One of the most profound musical questions I was asked by one of my teachers was this: "What is behind the notes?" I've found myself listening to Clapton's "Layla" album again recently. In places the singing is as painfully raw as Robert Johnson's, offering a window directly into a tortured soul. Like Johnson, Clapton plays and sings like he has a "Hellhound on His Trail," as he struggles with demons and a love for his friend's wife. The whole album has these qualities, but take a listen to "Have You Ever Loved a Woman."

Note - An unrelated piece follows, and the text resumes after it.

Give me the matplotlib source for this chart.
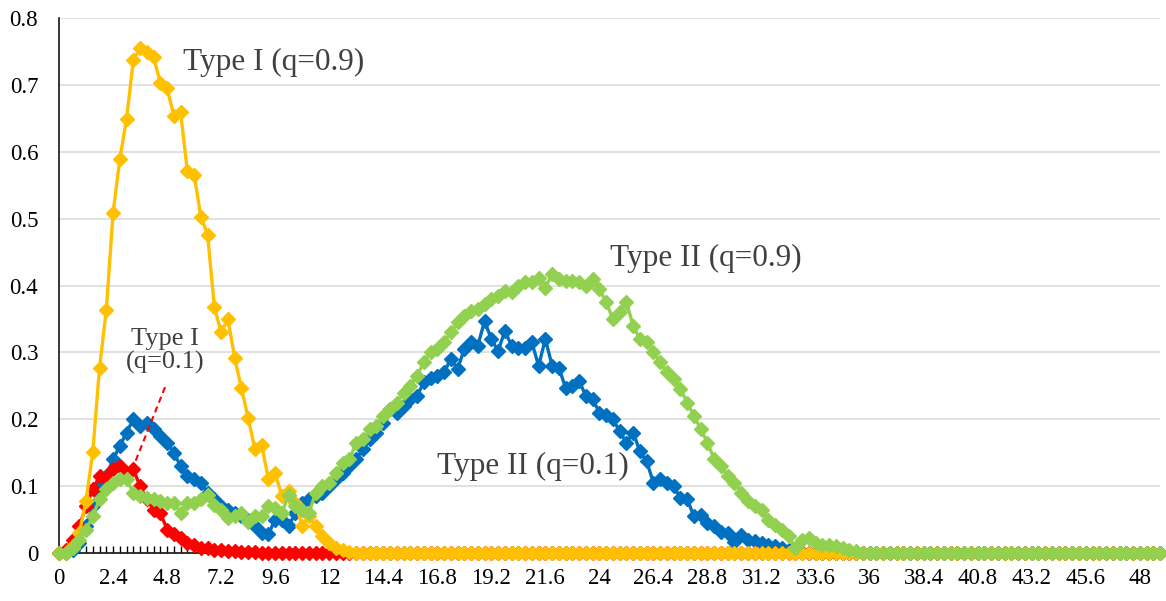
import matplotlib
matplotlib.use("Agg")
import matplotlib.pyplot as plt
import numpy as np

# category axis: 0, 0.3, 0.6 ... 48.9
x_step = 0.3
n_points = 164
tick_labels = ["0", "2.4", "4.8", "7.2", "9.6", "12", "14.4", "16.8", "19.2", "21.6",
               "24", "26.4", "28.8", "31.2", "33.6", "36", "38.4", "40.8", "43.2",
               "45.6", "48"]
tick_values = [0, 2.4, 4.8, 7.2, 9.6, 12, 14.4, 16.8, 19.2, 21.6,
               24, 26.4, 28.8, 31.2, 33.6, 36, 38.4, 40.8, 43.2, 45.6, 48]

type1_q09 = [0, 0, 0.01, 0.03, 0.078, 0.151, 0.277, 0.363, 0.508, 0.589,
             0.649, 0.737, 0.755, 0.750, 0.742, 0.703, 0.695, 0.654, 0.659, 0.571,
             0.566, 0.503, 0.476, 0.368, 0.330, 0.350, 0.292, 0.247, 0.202, 0.156,
             0.161, 0.111, 0.119, 0.085, 0.093, 0.075, 0.040, 0.055, 0.040, 0.025,
             0.015, 0.008, 0.005, 0.002] + [0.0] * 120

type1_q01 = [0, 0.005, 0.02, 0.04, 0.07, 0.095, 0.115, 0.112, 0.125, 0.13,
             0.12, 0.125, 0.1, 0.08, 0.065, 0.06, 0.035, 0.028, 0.022, 0.015,
             0.012, 0.008, 0.008, 0.005, 0.004, 0.003, 0.003, 0.002, 0.002, 0.001] + [0.0] * 134

type2_q01 = [0, 0, 0.005, 0.015, 0.04, 0.07, 0.1, 0.115, 0.14, 0.16,
             0.18, 0.2, 0.19, 0.195, 0.185, 0.175, 0.165, 0.15, 0.13, 0.115,
             0.11, 0.105, 0.09, 0.08, 0.07, 0.065, 0.06, 0.055, 0.05, 0.04,
             0.03, 0.028, 0.05, 0.05, 0.04, 0.06, 0.075, 0.08, 0.085, 0.09,
             0.1, 0.11, 0.12, 0.13, 0.14, 0.155, 0.17, 0.18, 0.195, 0.215,
             0.21, 0.22, 0.23, 0.235, 0.255, 0.262, 0.265, 0.27, 0.29, 0.275,
             0.305, 0.315, 0.31, 0.347, 0.32, 0.302, 0.332, 0.31, 0.307, 0.307,
             0.315, 0.28, 0.32, 0.28, 0.277, 0.247, 0.25, 0.257, 0.235, 0.23,
             0.21, 0.207, 0.2, 0.182, 0.165, 0.18, 0.152, 0.137, 0.105, 0.11,
             0.105, 0.1, 0.082, 0.08, 0.055, 0.057, 0.045, 0.04, 0.032, 0.03,
             0.017, 0.027, 0.02, 0.018, 0.015, 0.012, 0.01, 0.008, 0.005, 0.003,
             0.002] + [0.0] * 53

type2_q09 = [0, 0, 0.008, 0.02, 0.035, 0.055, 0.08, 0.095, 0.105, 0.11,
             0.11, 0.09, 0.085, 0.082, 0.08, 0.078, 0.075, 0.075, 0.06, 0.075,
             0.075, 0.08, 0.087, 0.072, 0.065, 0.052, 0.055, 0.06, 0.047, 0.055,
             0.055, 0.07, 0.067, 0.06, 0.087, 0.07, 0.065, 0.06, 0.09, 0.1,
             0.105, 0.12, 0.135, 0.14, 0.165, 0.17, 0.185, 0.19, 0.205, 0.215,
             0.225, 0.24, 0.25, 0.265, 0.285, 0.3, 0.305, 0.315, 0.33, 0.345,
             0.355, 0.362, 0.365, 0.372, 0.38, 0.385, 0.392, 0.39, 0.4, 0.405,
             0.405, 0.412, 0.397, 0.417, 0.41, 0.407, 0.407, 0.405, 0.4, 0.41,
             0.395, 0.375, 0.35, 0.36, 0.375, 0.34, 0.32, 0.315, 0.3, 0.285,
             0.27, 0.26, 0.245, 0.225, 0.205, 0.185, 0.165, 0.14, 0.13, 0.115,
             0.105, 0.09, 0.078, 0.07, 0.065, 0.05, 0.042, 0.035, 0.025, 0.008,
             0.02, 0.022, 0.015, 0.012, 0.012, 0.01, 0.008, 0.005, 0.003] + [0.0] * 45

x = np.arange(n_points) * x_step

plt.rcParams['font.family'] = ['Liberation Serif', 'DejaVu Serif']

fig = plt.figure(figsize=(11.66, 6.01), dpi=100)
ax = fig.add_axes([0.0506, 0.0799, 0.9443, 0.890])

style = dict(marker='D', markersize=7.4, linewidth=2.4, clip_on=False)
ax.plot(x, type2_q01, color='#0070C0', zorder=3, **style)
ax.plot(x, type1_q01, color='#FF0000', zorder=4, **style)
ax.plot(x, type1_q09, color='#FFC000', zorder=5, **style)
ax.plot(x, type2_q09, color='#92D050', zorder=6, **style)

ax.set_xlim(0, (n_points - 1) * x_step)
ax.set_ylim(0, 0.8)
ax.set_yticks(np.arange(0, 0.81, 0.1))
ax.set_yticklabels(["0", "0.1", "0.2", "0.3", "0.4", "0.5", "0.6", "0.7", "0.8"])
ax.set_xticks(tick_values)
ax.set_xticklabels(tick_labels)
ax.set_xticks(x, minor=True)

ax.grid(axis='y', color='#d9d9d9', linewidth=1.1)
ax.set_axisbelow(True)
for side in ['top', 'right']:
    ax.spines[side].set_visible(False)
for side in ['left', 'bottom']:
    ax.spines[side].set_color('black')
    ax.spines[side].set_linewidth(1.1)
    ax.spines[side].set_zorder(2)

ax.tick_params(axis='x', which='both', direction='in', length=5, width=1,
               color='black', labelsize=16.5, pad=11)
ax.tick_params(axis='y', length=0, labelsize=16.5, pad=15)

# annotations
txt = dict(color='#404040', family=['Liberation Serif', 'DejaVu Serif'])
ax.text(5.51, 0.734, "Type I (q=0.9)", fontsize=22.5, ha='left', va='center', **txt)
ax.text(24.47, 0.441, "Type II (q=0.9)", fontsize=22.5, ha='left', va='center', **txt)
ax.text(16.79, 0.130, "Type II (q=0.1)", fontsize=22.5, ha='left', va='center', **txt)
ax.text(4.71, 0.302, "Type I\n(q=0.1)", fontsize=19, ha='center', va='center',
        multialignment='center', linespacing=1.1, **txt)
ax.plot([4.71, 3.37], [0.248, 0.135], linestyle=(0, (3, 2)), color='#FF0000',
        linewidth=1.5, zorder=7)

fig.savefig("out.png", dpi=100)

Clapton's solo after Duane Allman's slide solo is terrifying. Not because it's technically advanced. His note choices aren't particularly sophisticated and rhythmically it's rather primitive too. But I defy you to tell me that you cannot understand the playing on an emotional level. It's hairs on the back of your neck stuff (and I speak as someone whos not a huge Clapton fan).
It's so powerful that I want to grab my guitar and learn to play it. But I know that just playing the notes and rhythms will never be enough.

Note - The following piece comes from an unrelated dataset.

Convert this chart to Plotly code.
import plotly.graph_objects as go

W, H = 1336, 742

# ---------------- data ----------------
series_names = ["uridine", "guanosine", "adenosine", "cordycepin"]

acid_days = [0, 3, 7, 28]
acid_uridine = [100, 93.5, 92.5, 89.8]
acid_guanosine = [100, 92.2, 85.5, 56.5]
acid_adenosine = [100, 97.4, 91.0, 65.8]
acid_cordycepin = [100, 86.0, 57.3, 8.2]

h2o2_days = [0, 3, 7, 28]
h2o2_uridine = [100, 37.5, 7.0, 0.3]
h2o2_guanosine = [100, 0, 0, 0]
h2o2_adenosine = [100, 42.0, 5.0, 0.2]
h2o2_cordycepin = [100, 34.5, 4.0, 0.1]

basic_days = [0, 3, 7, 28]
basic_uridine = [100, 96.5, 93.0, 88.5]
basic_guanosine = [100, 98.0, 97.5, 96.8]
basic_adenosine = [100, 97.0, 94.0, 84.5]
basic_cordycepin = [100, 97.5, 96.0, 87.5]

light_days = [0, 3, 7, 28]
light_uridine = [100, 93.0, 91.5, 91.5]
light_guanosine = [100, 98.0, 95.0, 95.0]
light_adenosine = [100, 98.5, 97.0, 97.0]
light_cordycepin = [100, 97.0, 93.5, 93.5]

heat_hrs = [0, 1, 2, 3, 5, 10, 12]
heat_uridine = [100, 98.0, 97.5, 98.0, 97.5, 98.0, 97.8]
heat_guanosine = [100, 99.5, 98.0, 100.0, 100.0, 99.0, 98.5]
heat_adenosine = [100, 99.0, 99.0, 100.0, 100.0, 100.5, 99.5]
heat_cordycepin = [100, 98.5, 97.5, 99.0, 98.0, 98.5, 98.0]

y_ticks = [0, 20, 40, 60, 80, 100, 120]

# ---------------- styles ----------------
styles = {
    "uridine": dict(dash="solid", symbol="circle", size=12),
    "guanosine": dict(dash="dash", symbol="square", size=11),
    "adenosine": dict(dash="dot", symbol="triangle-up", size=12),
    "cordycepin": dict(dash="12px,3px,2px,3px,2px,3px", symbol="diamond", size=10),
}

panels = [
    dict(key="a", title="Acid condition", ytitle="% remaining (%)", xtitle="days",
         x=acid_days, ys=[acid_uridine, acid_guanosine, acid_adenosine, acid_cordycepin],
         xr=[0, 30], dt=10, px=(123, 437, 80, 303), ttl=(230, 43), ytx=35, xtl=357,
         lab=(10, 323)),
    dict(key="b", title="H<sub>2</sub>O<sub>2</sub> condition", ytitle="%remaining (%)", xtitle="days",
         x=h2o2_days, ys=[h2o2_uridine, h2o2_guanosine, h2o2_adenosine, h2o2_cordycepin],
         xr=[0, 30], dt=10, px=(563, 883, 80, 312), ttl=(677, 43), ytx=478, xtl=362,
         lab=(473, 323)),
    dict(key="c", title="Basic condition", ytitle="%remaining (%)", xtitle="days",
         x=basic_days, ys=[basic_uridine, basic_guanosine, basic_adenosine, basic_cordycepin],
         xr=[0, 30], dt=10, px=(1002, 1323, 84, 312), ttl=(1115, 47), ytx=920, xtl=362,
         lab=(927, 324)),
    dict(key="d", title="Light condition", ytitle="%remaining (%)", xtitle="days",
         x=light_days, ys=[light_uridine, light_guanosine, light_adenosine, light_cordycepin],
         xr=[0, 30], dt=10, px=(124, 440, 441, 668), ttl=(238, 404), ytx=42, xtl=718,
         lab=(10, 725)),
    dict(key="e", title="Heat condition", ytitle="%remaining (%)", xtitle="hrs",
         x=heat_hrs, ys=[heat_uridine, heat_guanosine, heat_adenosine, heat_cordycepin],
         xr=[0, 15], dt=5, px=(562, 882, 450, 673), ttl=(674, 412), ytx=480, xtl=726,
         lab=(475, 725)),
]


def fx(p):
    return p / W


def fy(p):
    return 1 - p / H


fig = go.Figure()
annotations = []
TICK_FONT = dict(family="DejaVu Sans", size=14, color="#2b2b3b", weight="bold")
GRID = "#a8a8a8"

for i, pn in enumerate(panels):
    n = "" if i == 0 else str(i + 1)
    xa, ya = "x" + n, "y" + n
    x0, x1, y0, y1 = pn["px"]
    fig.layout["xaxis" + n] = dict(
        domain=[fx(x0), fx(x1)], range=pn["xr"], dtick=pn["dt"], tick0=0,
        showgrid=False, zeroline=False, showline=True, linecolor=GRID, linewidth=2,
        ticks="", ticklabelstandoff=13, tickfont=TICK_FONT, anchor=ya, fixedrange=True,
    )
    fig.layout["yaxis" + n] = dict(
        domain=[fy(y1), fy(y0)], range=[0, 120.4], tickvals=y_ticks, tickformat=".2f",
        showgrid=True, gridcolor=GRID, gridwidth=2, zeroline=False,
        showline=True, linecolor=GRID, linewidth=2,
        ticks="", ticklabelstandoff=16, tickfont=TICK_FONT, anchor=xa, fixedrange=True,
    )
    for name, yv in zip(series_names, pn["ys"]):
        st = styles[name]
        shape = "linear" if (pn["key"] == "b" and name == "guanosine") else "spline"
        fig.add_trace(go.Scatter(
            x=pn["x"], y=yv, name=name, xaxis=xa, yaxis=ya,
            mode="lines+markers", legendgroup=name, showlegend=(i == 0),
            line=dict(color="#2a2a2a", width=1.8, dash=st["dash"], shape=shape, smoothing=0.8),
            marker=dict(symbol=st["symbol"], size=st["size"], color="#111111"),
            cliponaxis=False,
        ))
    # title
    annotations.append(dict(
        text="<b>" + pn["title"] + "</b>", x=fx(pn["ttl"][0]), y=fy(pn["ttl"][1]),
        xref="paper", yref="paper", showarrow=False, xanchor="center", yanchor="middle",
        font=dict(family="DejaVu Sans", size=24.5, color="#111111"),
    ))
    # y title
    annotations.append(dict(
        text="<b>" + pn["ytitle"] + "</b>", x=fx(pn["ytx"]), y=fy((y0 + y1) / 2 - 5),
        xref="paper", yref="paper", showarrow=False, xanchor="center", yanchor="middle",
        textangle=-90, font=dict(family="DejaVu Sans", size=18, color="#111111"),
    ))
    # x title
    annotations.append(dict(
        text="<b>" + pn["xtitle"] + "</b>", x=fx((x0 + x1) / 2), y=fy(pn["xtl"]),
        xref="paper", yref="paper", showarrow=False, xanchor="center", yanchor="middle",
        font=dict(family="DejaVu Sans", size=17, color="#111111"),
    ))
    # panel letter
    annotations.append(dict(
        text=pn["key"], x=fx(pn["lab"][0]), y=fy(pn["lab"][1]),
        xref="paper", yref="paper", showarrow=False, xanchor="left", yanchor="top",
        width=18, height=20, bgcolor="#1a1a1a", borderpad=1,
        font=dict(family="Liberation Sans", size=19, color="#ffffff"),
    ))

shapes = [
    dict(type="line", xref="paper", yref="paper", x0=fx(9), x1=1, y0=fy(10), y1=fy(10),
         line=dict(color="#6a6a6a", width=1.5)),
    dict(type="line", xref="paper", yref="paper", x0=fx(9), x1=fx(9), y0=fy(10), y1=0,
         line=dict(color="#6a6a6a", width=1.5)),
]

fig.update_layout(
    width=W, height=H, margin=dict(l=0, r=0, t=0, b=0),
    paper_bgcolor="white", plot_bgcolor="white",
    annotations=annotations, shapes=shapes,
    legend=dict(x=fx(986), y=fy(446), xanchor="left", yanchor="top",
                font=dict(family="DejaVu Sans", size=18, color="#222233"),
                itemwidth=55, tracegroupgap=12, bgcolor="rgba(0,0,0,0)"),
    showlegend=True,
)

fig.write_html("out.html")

What is important is my (and your) reaction to this music. The emotional and expressive quality of improvisation is something you don't get by just copying the notes and learning the solo. On a superficial level, it's a way of developing some vocabulary, to give you something to say. But the power of improvisation (and music) lies not in WHAT you say, but in HOW it is said.
What is behind the notes is a man in turmoil. Clapton's ability to convey this at an extremely deep level through the way he plays is what counts. There have been periods in his career where his status as "Guitar God" has been highly questionable this isn't one of them.